-- start Available data --
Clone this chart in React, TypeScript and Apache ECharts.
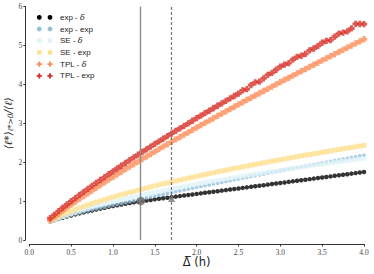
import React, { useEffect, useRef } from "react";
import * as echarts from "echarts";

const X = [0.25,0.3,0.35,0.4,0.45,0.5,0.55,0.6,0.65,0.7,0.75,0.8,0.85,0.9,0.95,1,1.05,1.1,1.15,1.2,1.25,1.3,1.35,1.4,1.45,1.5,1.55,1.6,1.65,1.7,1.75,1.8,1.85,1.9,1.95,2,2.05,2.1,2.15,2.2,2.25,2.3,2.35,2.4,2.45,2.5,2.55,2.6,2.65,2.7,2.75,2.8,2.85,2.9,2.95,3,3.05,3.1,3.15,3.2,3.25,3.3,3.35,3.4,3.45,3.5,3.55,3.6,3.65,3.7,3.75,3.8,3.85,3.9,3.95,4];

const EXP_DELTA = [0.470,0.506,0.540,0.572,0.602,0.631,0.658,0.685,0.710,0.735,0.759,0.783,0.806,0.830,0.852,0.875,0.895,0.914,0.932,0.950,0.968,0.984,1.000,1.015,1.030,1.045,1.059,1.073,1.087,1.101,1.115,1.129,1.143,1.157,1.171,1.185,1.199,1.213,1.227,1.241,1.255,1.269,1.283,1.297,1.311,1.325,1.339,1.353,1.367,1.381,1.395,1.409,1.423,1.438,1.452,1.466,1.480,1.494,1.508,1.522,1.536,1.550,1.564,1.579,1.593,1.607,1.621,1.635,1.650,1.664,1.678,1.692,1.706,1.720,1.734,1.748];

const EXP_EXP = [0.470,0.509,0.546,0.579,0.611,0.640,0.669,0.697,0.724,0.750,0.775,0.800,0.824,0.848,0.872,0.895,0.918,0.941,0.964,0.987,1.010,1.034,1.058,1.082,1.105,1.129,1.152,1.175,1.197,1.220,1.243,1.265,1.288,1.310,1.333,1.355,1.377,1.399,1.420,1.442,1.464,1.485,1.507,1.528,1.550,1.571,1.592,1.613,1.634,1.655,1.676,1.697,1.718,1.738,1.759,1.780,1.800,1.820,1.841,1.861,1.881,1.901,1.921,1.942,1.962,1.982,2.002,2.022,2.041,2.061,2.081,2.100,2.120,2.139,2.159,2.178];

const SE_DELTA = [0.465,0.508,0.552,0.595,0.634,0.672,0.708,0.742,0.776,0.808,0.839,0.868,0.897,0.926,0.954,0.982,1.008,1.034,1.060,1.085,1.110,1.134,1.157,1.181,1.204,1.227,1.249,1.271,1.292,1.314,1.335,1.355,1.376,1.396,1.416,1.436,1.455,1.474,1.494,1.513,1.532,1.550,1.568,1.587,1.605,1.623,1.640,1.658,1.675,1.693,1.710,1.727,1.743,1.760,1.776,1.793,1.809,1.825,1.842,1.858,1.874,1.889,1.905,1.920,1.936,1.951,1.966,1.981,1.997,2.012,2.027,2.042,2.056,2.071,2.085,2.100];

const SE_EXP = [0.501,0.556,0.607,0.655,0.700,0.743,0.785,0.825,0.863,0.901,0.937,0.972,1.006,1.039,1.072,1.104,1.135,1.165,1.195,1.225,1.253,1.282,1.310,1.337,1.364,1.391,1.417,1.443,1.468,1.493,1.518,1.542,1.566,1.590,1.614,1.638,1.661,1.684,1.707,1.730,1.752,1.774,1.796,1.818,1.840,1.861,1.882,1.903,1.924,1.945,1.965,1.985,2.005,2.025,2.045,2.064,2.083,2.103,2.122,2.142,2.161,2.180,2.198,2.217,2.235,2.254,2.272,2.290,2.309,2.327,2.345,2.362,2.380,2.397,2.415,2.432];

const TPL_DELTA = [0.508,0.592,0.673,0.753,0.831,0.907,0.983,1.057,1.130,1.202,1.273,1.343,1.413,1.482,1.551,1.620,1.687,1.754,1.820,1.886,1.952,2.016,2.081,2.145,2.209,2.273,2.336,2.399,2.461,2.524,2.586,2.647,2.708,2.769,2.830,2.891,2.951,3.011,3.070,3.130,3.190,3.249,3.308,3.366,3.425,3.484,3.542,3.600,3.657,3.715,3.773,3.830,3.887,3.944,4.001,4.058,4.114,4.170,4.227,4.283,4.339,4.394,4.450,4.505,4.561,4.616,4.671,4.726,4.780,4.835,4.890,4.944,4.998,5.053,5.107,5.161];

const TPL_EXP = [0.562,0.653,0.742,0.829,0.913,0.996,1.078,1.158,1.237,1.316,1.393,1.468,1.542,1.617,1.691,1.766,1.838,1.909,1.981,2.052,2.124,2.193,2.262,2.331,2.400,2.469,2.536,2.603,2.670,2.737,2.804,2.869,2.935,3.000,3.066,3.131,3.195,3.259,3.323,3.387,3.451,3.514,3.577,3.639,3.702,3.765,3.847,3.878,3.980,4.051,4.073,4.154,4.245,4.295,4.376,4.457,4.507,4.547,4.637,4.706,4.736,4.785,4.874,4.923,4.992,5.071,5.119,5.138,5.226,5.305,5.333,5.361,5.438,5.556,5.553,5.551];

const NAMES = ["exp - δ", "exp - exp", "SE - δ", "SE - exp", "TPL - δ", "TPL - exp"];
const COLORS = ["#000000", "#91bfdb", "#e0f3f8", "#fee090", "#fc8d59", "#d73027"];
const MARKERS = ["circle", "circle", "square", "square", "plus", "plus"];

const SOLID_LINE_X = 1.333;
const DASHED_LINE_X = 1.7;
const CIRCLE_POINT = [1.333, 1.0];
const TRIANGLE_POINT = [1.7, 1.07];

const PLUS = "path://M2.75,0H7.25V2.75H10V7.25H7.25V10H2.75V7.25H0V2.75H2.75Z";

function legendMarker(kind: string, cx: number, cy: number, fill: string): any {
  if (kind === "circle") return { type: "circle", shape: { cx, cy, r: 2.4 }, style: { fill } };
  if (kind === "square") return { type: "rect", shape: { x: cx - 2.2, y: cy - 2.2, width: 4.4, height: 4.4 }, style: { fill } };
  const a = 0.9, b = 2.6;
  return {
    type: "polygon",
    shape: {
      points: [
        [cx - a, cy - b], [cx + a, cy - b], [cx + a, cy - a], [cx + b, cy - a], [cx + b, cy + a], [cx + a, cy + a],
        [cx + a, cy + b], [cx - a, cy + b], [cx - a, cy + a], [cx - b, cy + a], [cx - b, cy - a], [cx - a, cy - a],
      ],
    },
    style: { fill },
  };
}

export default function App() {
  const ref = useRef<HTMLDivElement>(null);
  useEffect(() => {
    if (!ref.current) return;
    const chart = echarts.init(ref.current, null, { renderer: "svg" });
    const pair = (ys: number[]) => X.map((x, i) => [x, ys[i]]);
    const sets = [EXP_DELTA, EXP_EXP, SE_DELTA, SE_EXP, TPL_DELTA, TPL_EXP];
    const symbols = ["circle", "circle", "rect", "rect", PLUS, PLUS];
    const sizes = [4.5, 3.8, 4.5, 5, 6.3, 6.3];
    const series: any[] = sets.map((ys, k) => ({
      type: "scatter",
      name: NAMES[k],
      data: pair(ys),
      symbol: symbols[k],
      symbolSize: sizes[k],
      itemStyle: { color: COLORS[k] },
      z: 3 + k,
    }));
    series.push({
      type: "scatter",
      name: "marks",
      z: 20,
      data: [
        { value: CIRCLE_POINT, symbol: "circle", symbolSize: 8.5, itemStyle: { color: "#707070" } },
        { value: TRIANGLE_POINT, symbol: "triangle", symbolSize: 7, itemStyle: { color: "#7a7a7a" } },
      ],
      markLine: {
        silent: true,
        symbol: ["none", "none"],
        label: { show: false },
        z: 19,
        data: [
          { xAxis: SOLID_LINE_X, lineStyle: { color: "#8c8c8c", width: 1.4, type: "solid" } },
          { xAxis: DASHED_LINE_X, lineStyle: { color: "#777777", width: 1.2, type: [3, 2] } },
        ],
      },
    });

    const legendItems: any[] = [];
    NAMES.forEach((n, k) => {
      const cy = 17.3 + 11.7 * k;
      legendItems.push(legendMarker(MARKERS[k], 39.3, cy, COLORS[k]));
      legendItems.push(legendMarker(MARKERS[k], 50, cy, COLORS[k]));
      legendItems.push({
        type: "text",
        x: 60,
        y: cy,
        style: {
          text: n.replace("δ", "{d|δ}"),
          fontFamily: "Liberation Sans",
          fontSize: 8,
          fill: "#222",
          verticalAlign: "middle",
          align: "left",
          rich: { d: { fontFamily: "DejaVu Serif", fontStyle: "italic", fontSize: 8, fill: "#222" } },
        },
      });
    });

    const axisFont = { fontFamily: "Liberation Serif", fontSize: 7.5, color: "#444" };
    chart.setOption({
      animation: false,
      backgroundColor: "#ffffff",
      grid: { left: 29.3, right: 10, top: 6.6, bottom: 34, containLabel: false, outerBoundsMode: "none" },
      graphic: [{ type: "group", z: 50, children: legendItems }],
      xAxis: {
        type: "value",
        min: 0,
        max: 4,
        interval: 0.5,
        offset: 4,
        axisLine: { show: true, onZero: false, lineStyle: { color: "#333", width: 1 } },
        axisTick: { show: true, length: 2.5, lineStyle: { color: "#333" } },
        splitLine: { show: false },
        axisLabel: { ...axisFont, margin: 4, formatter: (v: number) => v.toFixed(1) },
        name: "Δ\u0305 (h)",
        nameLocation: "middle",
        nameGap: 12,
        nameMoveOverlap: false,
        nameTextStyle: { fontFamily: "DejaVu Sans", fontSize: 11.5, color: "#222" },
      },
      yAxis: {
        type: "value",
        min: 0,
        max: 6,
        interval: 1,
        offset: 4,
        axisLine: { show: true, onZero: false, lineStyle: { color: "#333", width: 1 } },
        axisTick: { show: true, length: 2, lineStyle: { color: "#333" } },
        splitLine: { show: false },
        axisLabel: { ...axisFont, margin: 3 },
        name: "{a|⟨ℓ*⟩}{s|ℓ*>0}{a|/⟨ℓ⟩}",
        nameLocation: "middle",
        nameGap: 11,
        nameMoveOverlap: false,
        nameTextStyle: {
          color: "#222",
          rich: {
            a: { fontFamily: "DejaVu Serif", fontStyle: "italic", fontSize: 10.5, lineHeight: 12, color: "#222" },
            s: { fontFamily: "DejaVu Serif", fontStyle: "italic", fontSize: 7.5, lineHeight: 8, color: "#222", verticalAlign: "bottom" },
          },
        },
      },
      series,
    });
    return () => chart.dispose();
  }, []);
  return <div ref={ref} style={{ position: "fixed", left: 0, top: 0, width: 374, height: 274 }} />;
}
-- end Available data --
▶ [Given problem] Reproduce the material above from its first line through the line containing "import * as", both ends included, and skip every picture.

▶ [Response]
Clone this chart in React, TypeScript and Apache ECharts.
import React, { useEffect, useRef } from "react";
import * as echarts from "echarts";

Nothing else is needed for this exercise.